Crocus List
- First edition
- Author: Gavin Lyall
- Language: English
- Series: Harry Maxim
- Genre: Thriller novel, Spy Novel
- Publisher: Hodder & Stoughton
- Publication date: 1985
- Publication place: United Kingdom
- Media type: Print (Hardback & Paperback)
- Pages: 288
- ISBN: 0-340-37260-5
- OCLC: 59149335
- Preceded by: The Conduct of Major Maxim
- Followed by: Uncle Target

= The Crocus List =

1985 novel by Gavin Lyall

Crocus List is a third person narrative novel by English author Gavin Lyall, first published in 1985, and the third of his series of novels with the character Harry Maxim as the protagonist.

==Plot introduction==
Former SAS Major Harry Maxim, reassigned from Number 10 Downing Street back to the Ministry of Defence after the demotion of his boss George Harbinger from the post of private secretary to the prime minister, is part of a security detail at Westminster Abbey for a state funeral. The guest list includes the Queen of the United Kingdom and the President of the United States, as well as numerous other heads of state of various NATO member nations.

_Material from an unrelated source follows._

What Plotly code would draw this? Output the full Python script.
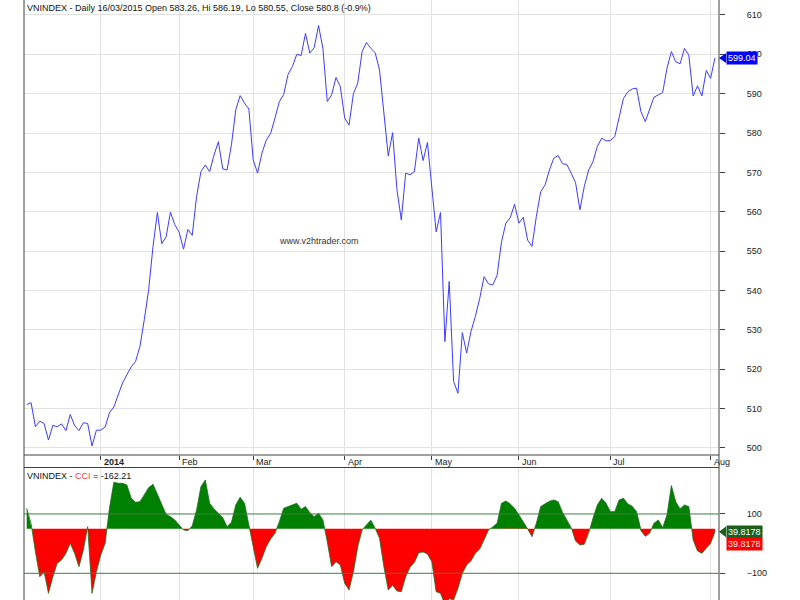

Political tensions with the Soviet Union are at an all-time high over Berlin, and Maxim is worried that the gathering would be an all-too-tempting target. He is right. Shots are fired, and a low-ranking British government minister sitting near the President is killed. The assassin kills himself with a grenade before he can be apprehended and is found to be carrying an old Soviet AK-47. All fingers point to the KGB. However, Maxim is far from convinced, and his investigation into the shooting takes him from London to Washington DC, (where he is reunited with MI-5 liaison officer Agnes Algar), and from there to New York City, the American Midwest and finally to East Berlin, as he unravels a conspiracy of massive proportions, which threatens to overthrow not only the British government, but all hopes for peace in Europe.

==The ongoing romance==
Algar is relaxed and confident when she trades sex for secret information ("gave her little all for her Service" is Agnes's humorously self-mocking phrase), but her first time with Maxim is a disappointment.